MatthewG;2045509 said:


> Last year I rented a New Deere 332E for $1150 a month x 3 months
> 
> This year the 16' Deere 326E is a whopping $1425 a month x 3 months
> 
> ...


interesting.. Matthew are you sure that wasn't some form of 3 month lease? not a rental? We've rented and bought a lot from jesco JD in the past 5 years. And ive NEVER had a rental for any skid steer that cheap. Theyre $300 a day or even their custom tiered winter rates per month are usually $1800+ 
I know of the local bobcat dealer in nj and their rates are fairly similar or slightly more than my rate from the JD dealer. If you've never rented anything from them before, the rate here would be more than i'd pay. I've paid as much as $1950/mo for a couple or few months before... as most our purchases were new machines rented by us then purchased after the season.

I know a 244j, now a 244k is $2800/mo, 310K backhoe are about $3400/mo, 524k loader is $4800~ month or $2250 on a 24 month lease, so leasing for 1-2 years with lower hour limits helps cut rental rates monthly in half basically.

What dealer do you rent from? maybe i need to come out your way!


----------



## SnowMatic (Sep 21, 2014)

I feel the same as some when it comes to renting specially if its for a few months every year (4 months or so every year during snow season) I feel like im throwing away money by renting. Its guaranteed those seasonal rental rates this year are only going to increase down the road.

on the other hand some of us will have limited hours of use or no use in other months so to buy seems foolish. But the length of time that you may own that machine may justify owing it, depending on the cost of the machine and the rental rates in the future.

So I guess my Question is to those who have bought their skid steers. 
How long do you keep your machines, do you go by years or by hours before getting a new one.?


----------



## Ramairfreak98ss (Aug 17, 2005)

SnowMatic;2048025 said:


> I feel the same as some when it comes to renting specially if its for a few months every year (4 months or so every year during snow season) I feel like im throwing away money by renting. Its guaranteed those seasonal rental rates this year are only going to increase down the road.
> 
> on the other hand some of us will have limited hours of use or no use in other months so to buy seems foolish. But the length of time that you may own that machine may justify owing it, depending on the cost of the machine and the rental rates in the future.
> 
> ...


I know guys who buy used and new, but no one, including myself, that actually have new or used units that had enough hours to get to the point that we need to "replace" it. my highest hour skid/track JD only has a hair over 600hrs, a 2010 319D, the rest are 400, 300, 250, 200, 200, 175, 150hrs still. Worst of winters, we only put maybe 100hrs on them.


----------



## Bossman 92 (Sep 27, 2006)

Ramairfreak98ss;2048226 said:


> I know guys who buy used and new, but no one, including myself, that actually have new or used units that had enough hours to get to the point that we need to "replace" it. my highest hour skid/track JD only has a hair over 600hrs, a 2010 319D, the rest are 400, 300, 250, 200, 200, 175, 150hrs still. Worst of winters, we only put maybe 100hrs on them.

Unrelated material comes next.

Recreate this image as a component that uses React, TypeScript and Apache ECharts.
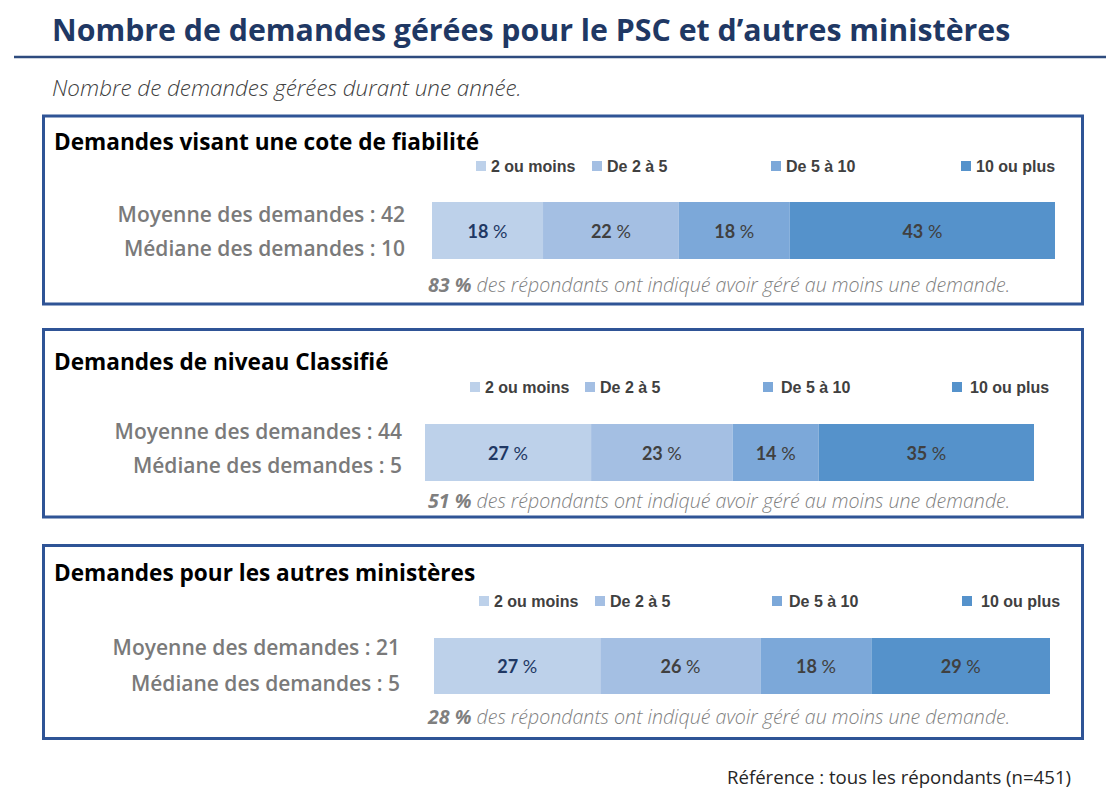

100 hrs of use in a bad winter? That seems low to me but this is our first winter leasing skids so I don't know.


----------



## jhall22guitar (Dec 11, 2011)

Bossman 92;2048281 said:


> 100 hrs of use in a bad winter? That seems low to me but this is our first winter leasing skids so I don't know.


That sounds low, we could put 50 hours on equipment during small storms sometimes, there was one blizzard we put over 150 on a small loader (former employer)


----------



## Lacymanagement (Aug 26, 2015)

I was getting quote from bobcat for a s650 for 1900 a month with 40 hours per month. This is in NJ


----------